Sian Crampsie

A record €14 billion was invested in Europe’s offshore wind energy sector in the first six months of 2016, according to Wind Europe.

Seven projects totalling 3.7 GW of capacity have reached final investment decision so far this year, with the UK accounting for nearly three-quarters of the new investments.

“The record investment numbers show a clear industry commitment to offshore wind,” said Giles Dickson, CEO of Wind Europe. However he warned of a lot of challenges still remaining, including uncertainty over future volumes and regulation in many markets after 2020.

Total installed offshore wind capacity in Europe now stands at 11 538 MW across 82 wind farms in 11 countries. Only Germany (258 MW) and the Netherlands (253 MW) added new capacity in the first 6 months of 2016. The average size of the 114 new turbines installed was 4.8 MW, up from 4.2 MW a year ago.

Investment in UK projects in the first six months totaled €10.369 billion. “Offshore wind has been a real success story for the UK, and these latest figures are further evidence of this – investment in UK infrastructure projects so far this year are worth over £8.5 billion across their lifetime,” said RenewableUK Deputy CEO Maf Smith.

“We know there’s more to come as well – the UK will invest over £20 billion in wind energy in the next five years,” added Smith.

According to WindEurope, installations offshore will pick up significantly in 2017. However continued healthy volumes are needed in the market to sustain the drive towards lower costs.

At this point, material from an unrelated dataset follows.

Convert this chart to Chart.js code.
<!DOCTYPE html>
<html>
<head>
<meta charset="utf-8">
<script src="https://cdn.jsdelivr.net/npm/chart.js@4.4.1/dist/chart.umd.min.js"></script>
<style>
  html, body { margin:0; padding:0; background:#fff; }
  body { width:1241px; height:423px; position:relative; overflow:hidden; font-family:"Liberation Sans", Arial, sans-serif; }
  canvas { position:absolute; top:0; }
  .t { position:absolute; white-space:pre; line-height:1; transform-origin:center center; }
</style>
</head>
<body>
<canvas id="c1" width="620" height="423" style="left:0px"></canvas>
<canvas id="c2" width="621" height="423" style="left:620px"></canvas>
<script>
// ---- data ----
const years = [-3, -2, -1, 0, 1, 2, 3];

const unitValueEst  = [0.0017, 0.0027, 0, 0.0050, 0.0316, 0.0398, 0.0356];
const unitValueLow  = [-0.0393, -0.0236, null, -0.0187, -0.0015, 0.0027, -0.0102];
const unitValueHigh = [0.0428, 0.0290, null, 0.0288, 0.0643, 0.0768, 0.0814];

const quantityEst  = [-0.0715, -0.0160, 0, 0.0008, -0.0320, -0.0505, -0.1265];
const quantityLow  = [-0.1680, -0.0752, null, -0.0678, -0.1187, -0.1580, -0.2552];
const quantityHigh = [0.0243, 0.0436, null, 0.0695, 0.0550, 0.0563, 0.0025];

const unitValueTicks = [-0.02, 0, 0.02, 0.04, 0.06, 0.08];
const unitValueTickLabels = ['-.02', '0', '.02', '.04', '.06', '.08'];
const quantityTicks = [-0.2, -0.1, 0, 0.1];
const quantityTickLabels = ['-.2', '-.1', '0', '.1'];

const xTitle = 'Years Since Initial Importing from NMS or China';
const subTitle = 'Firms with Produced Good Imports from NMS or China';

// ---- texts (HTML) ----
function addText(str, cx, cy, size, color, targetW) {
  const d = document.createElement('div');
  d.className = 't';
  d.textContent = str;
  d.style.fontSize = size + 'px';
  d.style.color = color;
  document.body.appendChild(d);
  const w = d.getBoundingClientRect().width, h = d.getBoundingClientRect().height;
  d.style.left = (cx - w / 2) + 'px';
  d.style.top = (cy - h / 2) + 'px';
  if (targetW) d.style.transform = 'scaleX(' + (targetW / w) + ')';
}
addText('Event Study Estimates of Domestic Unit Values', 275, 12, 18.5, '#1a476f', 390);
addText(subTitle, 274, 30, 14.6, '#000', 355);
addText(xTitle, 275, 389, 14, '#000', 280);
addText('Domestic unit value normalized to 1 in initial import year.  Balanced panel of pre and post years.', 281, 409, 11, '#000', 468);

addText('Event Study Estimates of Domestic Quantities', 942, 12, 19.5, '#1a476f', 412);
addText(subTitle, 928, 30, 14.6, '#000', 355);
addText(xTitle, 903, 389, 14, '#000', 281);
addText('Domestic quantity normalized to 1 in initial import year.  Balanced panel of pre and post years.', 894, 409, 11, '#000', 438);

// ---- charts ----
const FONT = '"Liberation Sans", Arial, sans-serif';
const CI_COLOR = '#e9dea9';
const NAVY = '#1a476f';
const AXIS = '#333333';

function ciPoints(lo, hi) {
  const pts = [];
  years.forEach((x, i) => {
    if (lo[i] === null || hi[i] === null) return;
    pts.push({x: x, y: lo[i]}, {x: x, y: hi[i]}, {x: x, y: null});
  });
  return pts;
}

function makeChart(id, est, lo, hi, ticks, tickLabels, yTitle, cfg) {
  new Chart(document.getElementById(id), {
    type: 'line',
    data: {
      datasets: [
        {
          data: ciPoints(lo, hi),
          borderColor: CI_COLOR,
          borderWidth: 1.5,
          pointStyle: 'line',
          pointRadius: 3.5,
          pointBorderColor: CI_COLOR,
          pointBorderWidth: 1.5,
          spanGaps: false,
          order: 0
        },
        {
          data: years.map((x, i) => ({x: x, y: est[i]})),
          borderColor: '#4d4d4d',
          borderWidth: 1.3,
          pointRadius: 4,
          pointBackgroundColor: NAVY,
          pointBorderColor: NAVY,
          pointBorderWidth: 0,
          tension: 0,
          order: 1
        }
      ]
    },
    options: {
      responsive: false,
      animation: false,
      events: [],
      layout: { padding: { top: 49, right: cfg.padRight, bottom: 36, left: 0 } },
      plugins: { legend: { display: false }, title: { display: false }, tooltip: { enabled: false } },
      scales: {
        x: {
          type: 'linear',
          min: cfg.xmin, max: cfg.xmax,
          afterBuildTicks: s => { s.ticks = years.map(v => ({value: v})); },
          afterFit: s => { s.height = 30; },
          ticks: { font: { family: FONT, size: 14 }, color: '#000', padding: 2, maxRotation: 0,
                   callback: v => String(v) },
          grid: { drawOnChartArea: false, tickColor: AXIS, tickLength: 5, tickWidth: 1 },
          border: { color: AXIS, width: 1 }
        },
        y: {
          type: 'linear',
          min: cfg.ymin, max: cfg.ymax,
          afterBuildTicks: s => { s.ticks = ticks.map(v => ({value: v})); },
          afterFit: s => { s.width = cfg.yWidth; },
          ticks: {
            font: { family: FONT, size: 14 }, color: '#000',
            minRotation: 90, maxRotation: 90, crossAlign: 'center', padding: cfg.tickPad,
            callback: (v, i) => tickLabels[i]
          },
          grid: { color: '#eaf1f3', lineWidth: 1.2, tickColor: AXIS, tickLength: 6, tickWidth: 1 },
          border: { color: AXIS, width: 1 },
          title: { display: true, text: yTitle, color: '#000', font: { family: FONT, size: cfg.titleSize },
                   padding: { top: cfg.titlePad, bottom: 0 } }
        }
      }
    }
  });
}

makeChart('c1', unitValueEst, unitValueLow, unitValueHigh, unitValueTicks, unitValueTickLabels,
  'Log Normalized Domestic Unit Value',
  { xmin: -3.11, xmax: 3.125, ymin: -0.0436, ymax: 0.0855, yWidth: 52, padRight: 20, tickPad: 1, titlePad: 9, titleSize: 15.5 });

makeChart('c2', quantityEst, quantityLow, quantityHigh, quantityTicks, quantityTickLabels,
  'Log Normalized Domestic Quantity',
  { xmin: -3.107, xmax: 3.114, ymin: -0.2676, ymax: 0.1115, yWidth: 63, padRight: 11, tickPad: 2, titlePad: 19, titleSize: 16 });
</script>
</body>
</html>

“The current pipeline of projects is not enough, and the commitments Member States have so far made for beyond 2020 fall well short of what’s needed,” said Dickson. “This risks undermining Europe’s competitive position in offshore wind. We’re number one today with over 90 per cent of the world’s capacity, but the US and China are now moving to rapidly expand their offshore wind investments.

“Clearer deployment goals and long-term visibility on tender volumes and timetables will mean a strong industry and supply chain – and competitive bidding leading to lower costs. It will also mean lower costs of capital, and with offshore wind so capex heavy, this is key to total cost reduction.”